Daily Discipleship - Day 205: He Who Is Forgiven Little, Loves Little

May 3, 2026

Daily Discipleship • Day 205 • Saturday, November 21, 2026

He Who Is Forgiven Little, Loves Little

Luke 7:47

Pleasant Springs Church • ps-church.com

Scripture
Luke 7:47 (Greek NT) οὗ χάριν λέγω σοι· ἀφέωνται αἱ ἁμαρτίαι αὐτῆς αἱ πολλαί, ὅτι ἠγάπησεν πολύ· ᾧ δὲ ὀλίγον ἀφίεται, ὀλίγον ἀγαπᾷ. Therefore I tell you, her sins, which are many, are forgiven — for she loved much. But he who is forgiven little, loves little.
Author & Audience

A Pharisee named Simon has invited Jesus to dinner. A woman known in the city as a sinner has entered uninvited, wept at Jesus's feet, wiped them with her hair, and anointed them with expensive perfume. Simon is quietly scandalized. Jesus reads Simon's thoughts, tells a parable about two debtors — one forgiven much, one forgiven little — and then names the equation that the parable illustrates. The woman's extravagant love is the fruit of an extravagant forgiveness. Simon's critical distance is the fruit of believing himself to be a small debtor.

Word Study

ἀφέωνται

apheontai · Greek

“have been forgiven, have been released”

Aphiēmi is the same verb as yesterday's aphesis (release, forgiveness). The perfect passive indicative — “have been forgiven” — indicates a completed action with ongoing results. The woman's sins are not being forgiven in the moment; they have been forgiven and the forgiveness is still in effect. Her love is the present evidence of a past act. The logic runs: the size of the experienced forgiveness determines the capacity for love. You cannot love extravagantly what you have not received extravagantly — which means that those who love little have, at least functionally, received little.

Reflection

From the writers we read together

Brennan Manning

Franciscan priest and author of The Ragamuffin Gospel (1934-2013)

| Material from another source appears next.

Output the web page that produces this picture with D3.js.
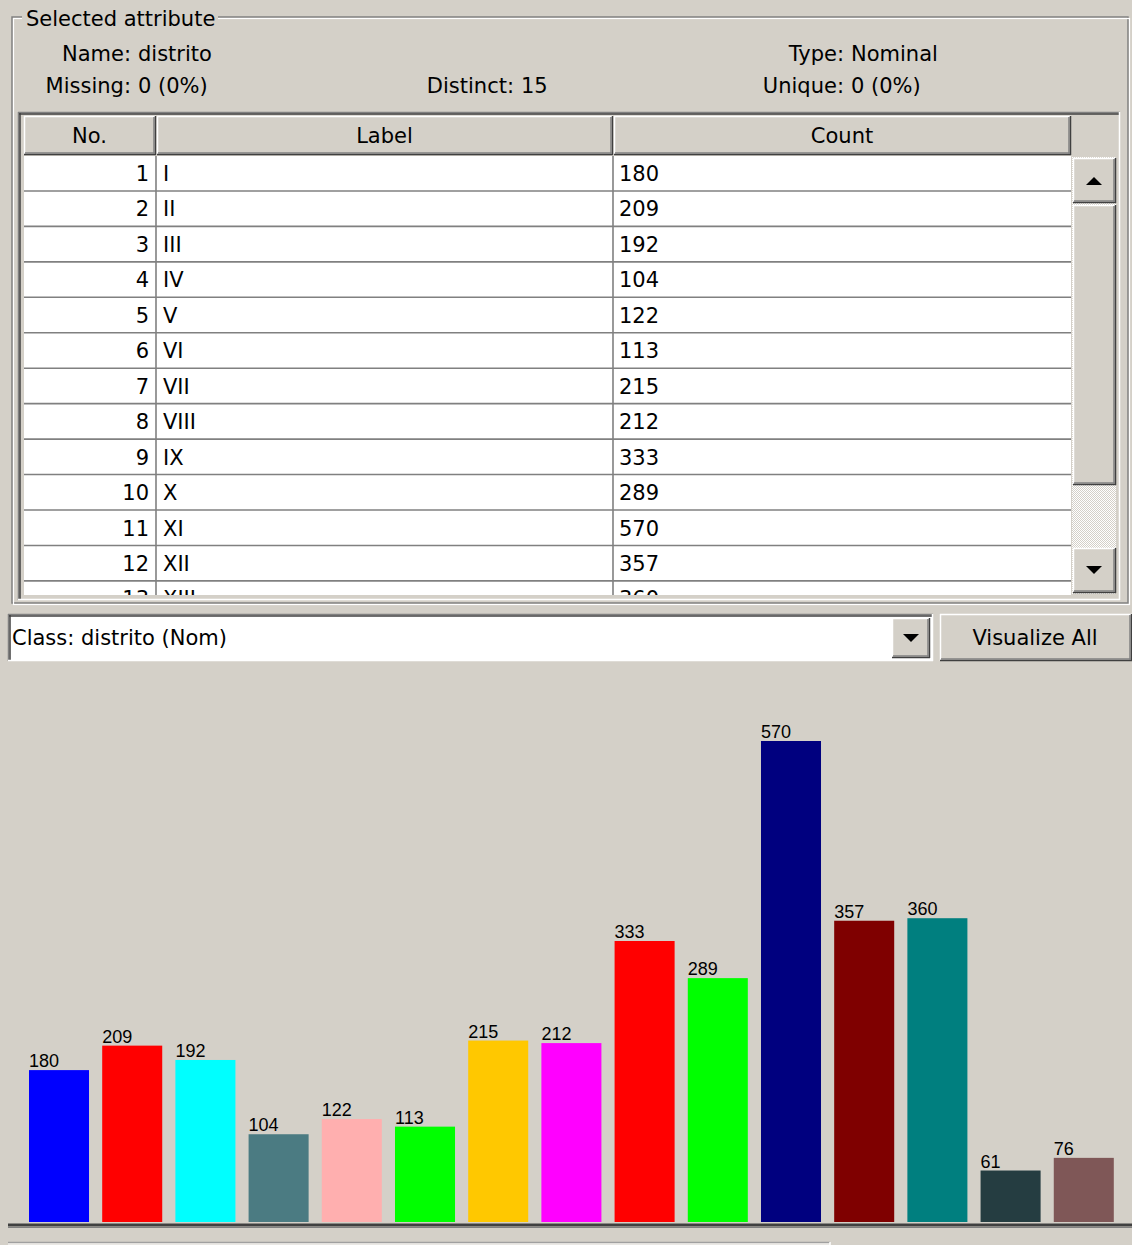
<!DOCTYPE html>
<html>
<head>
<meta charset="utf-8">
<script src="https://cdn.jsdelivr.net/npm/d3@7/dist/d3.min.js"></script>
<style>
  html, body { margin: 0; padding: 0; background: #d4d0c8; }
  svg { display: block; }
  .gui { font-family: "DejaVu Sans", Verdana, sans-serif; font-size: 21px; fill: #000; }
  .bar-label { font-family: "Liberation Sans", Arial, sans-serif; font-size: 18px; fill: #000; }
</style>
</head>
<body>
<svg id="chart" width="1132" height="1245"></svg>
<script>
// ---------------- data ----------------
const categories = ["I","II","III","IV","V","VI","VII","VIII","IX","X","XI","XII","XIII","XIV","XV"];
const counts = [180, 209, 192, 104, 122, 113, 215, 212, 333, 289, 570, 357, 360, 61, 76];
const attributeName = "distrito";
const attributeType = "Nominal";
const missingText = "0 (0%)";
const distinctText = "15";
const uniqueText = "0 (0%)";
const tableHeaders = ["No.", "Label", "Count"];
const classText = "Class: distrito (Nom)";
const buttonText = "Visualize All";
const barColors = ["#0000ff","#ff0000","#00ffff","#4b7b82","#ffafaf","#00ff00","#ffc800","#ff00ff",
                   "#ff0000","#00ff00","#00007f","#7f0000","#007f7f","#253d41","#7f5757"];

(function(){
// ---------------- helpers ----------------
const svg = d3.select("#chart");
const BG = "#d4d0c8";
svg.append("rect").attr("width",1132).attr("height",1245).attr("fill",BG);
const defs = svg.append("defs");

function hline(g, x1, x2, y, c, w=1){ g.append("line").attr("x1",x1).attr("x2",x2).attr("y1",y).attr("y2",y).attr("stroke",c).attr("stroke-width",w); }
function vline(g, x, y1, y2, c, w=1){ g.append("line").attr("x1",x).attr("x2",x).attr("y1",y1).attr("y2",y2).attr("stroke",c).attr("stroke-width",w); }
function raised(g, x, y, w, h, fill=BG){
  g.append("rect").attr("x",x).attr("y",y).attr("width",w).attr("height",h).attr("fill",fill);
  hline(g, x, x+w, y+0.5, "#ffffff", 1.5); vline(g, x+0.5, y, y+h, "#ffffff", 1.5);
  hline(g, x, x+w, y+h-0.5, "#404040", 1.5); vline(g, x+w-0.5, y, y+h, "#404040", 1.5);
  hline(g, x+1, x+w-1, y+h-2, "#808080", 1.5); vline(g, x+w-2, y+1, y+h-1, "#808080", 1.5);
}
function sunken(g, x, y, w, h){
  hline(g, x, x+w, y+0.5, "#808080", 1.5); vline(g, x+0.5, y, y+h, "#808080", 1.5);
  hline(g, x+1, x+w-1, y+2, "#404040", 1.5); vline(g, x+2, y+1, y+h-1, "#404040", 1.5);
  hline(g, x, x+w, y+h-0.5, "#ffffff", 1.5); vline(g, x+w-0.5, y, y+h, "#ffffff", 1.5);
}
function tri(g, cx, cy, up){
  const s = up ? -1 : 1;
  g.append("path").attr("d", `M${cx-8},${cy-4*s} L${cx+8},${cy-4*s} L${cx},${cy+4*s} Z`).attr("fill","#000");
}

// ---------------- group box ----------------
const topG = svg.append("g");
topG.append("rect").attr("x",12).attr("y",17).attr("width",1116).attr("height",586).attr("fill","none").attr("stroke","#808080").attr("stroke-width",1.5);
topG.append("rect").attr("x",13.5).attr("y",18.5).attr("width",1116).attr("height",586).attr("fill","none").attr("stroke","#ffffff").attr("stroke-width",1.2);
topG.append("rect").attr("x",22).attr("y",6).attr("width",196).attr("height",24).attr("fill",BG);
topG.append("text").attr("class","gui").attr("x",26).attr("y",26).text("Selected attribute");

function pair(label, value, xEnd, y){
  topG.append("text").attr("class","gui").attr("x",xEnd).attr("y",y).attr("text-anchor","end").text(label);
  topG.append("text").attr("class","gui").attr("x",xEnd+7).attr("y",y).text(value);
}
pair("Name:", attributeName, 131, 61);
pair("Missing:", missingText, 131, 93);
pair("Distinct:", distinctText, 514, 93);
pair("Type:", attributeType, 844, 61);
pair("Unique:", uniqueText, 844, 93);

// ---------------- table ----------------
const tbl = svg.append("g");
sunken(tbl, 18, 112, 1102, 488);
tbl.append("rect").attr("x",22).attr("y",115).attr("width",1095).attr("height",482).attr("fill",BG);
const cols = [[24,155],[157,612],[614,1070]];
const headY = 116, headH = 39;
cols.forEach((c,i)=>{
  raised(tbl, c[0], headY, c[1]-c[0]+1, headH);
  tbl.append("text").attr("class","gui").attr("x",(c[0]+c[1])/2).attr("y",headY+27).attr("text-anchor","middle").text(tableHeaders[i]);
});
const bodyTop = 156, bodyBot = 595, rowH = 35.45;
tbl.append("rect").attr("x",24).attr("y",bodyTop).attr("width",1047).attr("height",bodyBot-bodyTop).attr("fill","#fff");
defs.append("clipPath").attr("id","bodyClip").append("rect").attr("x",24).attr("y",bodyTop).attr("width",1047).attr("height",bodyBot-bodyTop);
const bodyG = tbl.append("g").attr("clip-path","url(#bodyClip)");
const yRow = d3.scaleLinear().domain([0,1]).range([bodyTop, bodyTop+rowH]);
// only the rows that fall inside the visible viewport of the scroll pane
const visibleRows = categories.map((c,i)=>({no:i+1,label:c,count:counts[i]})).filter((d,i)=>yRow(i) < bodyBot);
const rows = bodyG.selectAll("g.row").data(visibleRows).join("g").attr("class","row");
rows.append("line").attr("x1",24).attr("x2",1071).attr("y1",(d,i)=>yRow(i+1)-0.5).attr("y2",(d,i)=>yRow(i+1)-0.5).attr("stroke","#808080").attr("stroke-width",1.6);
rows.append("text").attr("class","gui").attr("x",149).attr("y",(d,i)=>yRow(i)+25).attr("text-anchor","end").text(d=>d.no);
rows.append("text").attr("class","gui").attr("x",163).attr("y",(d,i)=>yRow(i)+25).text(d=>d.label);
rows.append("text").attr("class","gui").attr("x",619).attr("y",(d,i)=>yRow(i)+25).text(d=>d.count);
vline(bodyG, 156, bodyTop, bodyBot, "#808080", 1.6);
vline(bodyG, 613, bodyTop, bodyBot, "#808080", 1.6);

// scrollbar
const pat = defs.append("pattern").attr("id","dots").attr("width",2).attr("height",2).attr("patternUnits","userSpaceOnUse");
pat.append("rect").attr("width",2).attr("height",2).attr("fill","#ffffff");
pat.append("rect").attr("width",1).attr("height",1).attr("fill",BG);
pat.append("rect").attr("x",1).attr("y",1).attr("width",1).attr("height",1).attr("fill",BG);
tbl.append("rect").attr("x",1072).attr("y",157).attr("width",44).attr("height",437).attr("fill","url(#dots)");
raised(tbl, 1073, 158, 43, 45); tri(tbl, 1094, 181, true);
raised(tbl, 1073, 205, 43, 280);
raised(tbl, 1073, 548, 43, 45); tri(tbl, 1094, 570, false);

// ---------------- class selector ----------------
const sel = svg.append("g");
sel.append("rect").attr("x",8).attr("y",614).attr("width",925).attr("height",47).attr("fill","#fff");
sunken(sel, 8, 614, 925, 47);
sel.append("text").attr("class","gui").attr("x",12).attr("y",645).text(classText);
raised(sel, 892, 618, 38, 40); tri(sel, 911, 638, false);
raised(sel, 940, 614, 192, 47);
sel.append("text").attr("class","gui").attr("x",1035).attr("y",645).attr("text-anchor","middle").text(buttonText);

// ---------------- bar chart ----------------
const baseY = 1222;
const xS = d3.scaleBand().domain(categories).range([29, 1113.8]).paddingInner(0.18).paddingOuter(0);
const yS = d3.scaleLinear().domain([0, 570]).range([baseY, 741]);
const bars = svg.append("g");
bars.selectAll("rect.bar").data(categories).join("rect").attr("class","bar")
  .attr("x", d=>xS(d)).attr("width", xS.bandwidth())
  .attr("y", (d,i)=>yS(counts[i])).attr("height", (d,i)=>baseY - yS(counts[i]))
  .attr("fill", (d,i)=>barColors[i]);
bars.selectAll("text.bar-label").data(categories).join("text").attr("class","bar-label")
  .attr("x", d=>xS(d)).attr("y", (d,i)=>yS(counts[i]) - 3).text((d,i)=>counts[i]);

// axis baseline
const axisG = svg.append("g").attr("transform",`translate(0,${baseY+3})`);
axisG.call(d3.axisBottom(xS).tickSize(0).tickFormat(""));
axisG.select(".domain").attr("d","M8,0H1132").attr("stroke","#404040").attr("stroke-width",3);
hline(svg, 8, 1132, baseY+5.5, "#808080", 1);
// status panel top edge
hline(svg, 8, 830, 1242.5, "#a0a0a0", 1.5);
hline(svg, 8, 830, 1244, "#ffffff", 1);
vline(svg, 830, 1242, 1245, "#ffffff", 1.5);
})();
</script>
</body>
</html>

“To be alive is to be broken; to be broken is to stand in need of grace.” The Ragamuffin Gospel (1990)

Manning spent his ministry arguing that the problem with most Christians is not a shortage of moral effort but a shortage of experienced forgiveness. The woman in Simon's house is the patron saint of the ragamuffin: she knows she owes everything, she does not pretend otherwise, and so her love is unguarded and excessive. Simon knows the same theological facts but has not felt them at the depth that produces weeping at Jesus's feet. Manning would say that is Simon's real poverty: not sin but the illusion of its absence.

The verse contains a warning that is easy to miss: “he who is forgiven little, loves little.” This is not a description of a different category of person. It is a description of what happens when any person — including the church, including the long-term Christian — loses contact with how much has been forgiven. The love of the house-church becomes polite and managed rather than extravagant and weeping. Manning's prescription was simple: go back to the debt. Count it again. Let the number land. Then see what comes out of you.

Continue your study: Original Sin — Our study on original sin is the theological companion to this verse: to understand the depth of the problem is to understand the height of the forgiveness.
Prayer
Heavenly Father, King of the Universe, Father, I have been acting like a small debtor — polite with you, measured in my love, careful about what I offer. Let me count the debt again. Let me feel the size of what has been released. And let whatever comes out of me after that be proportionate to what I have received. In Jesus' name, Amen.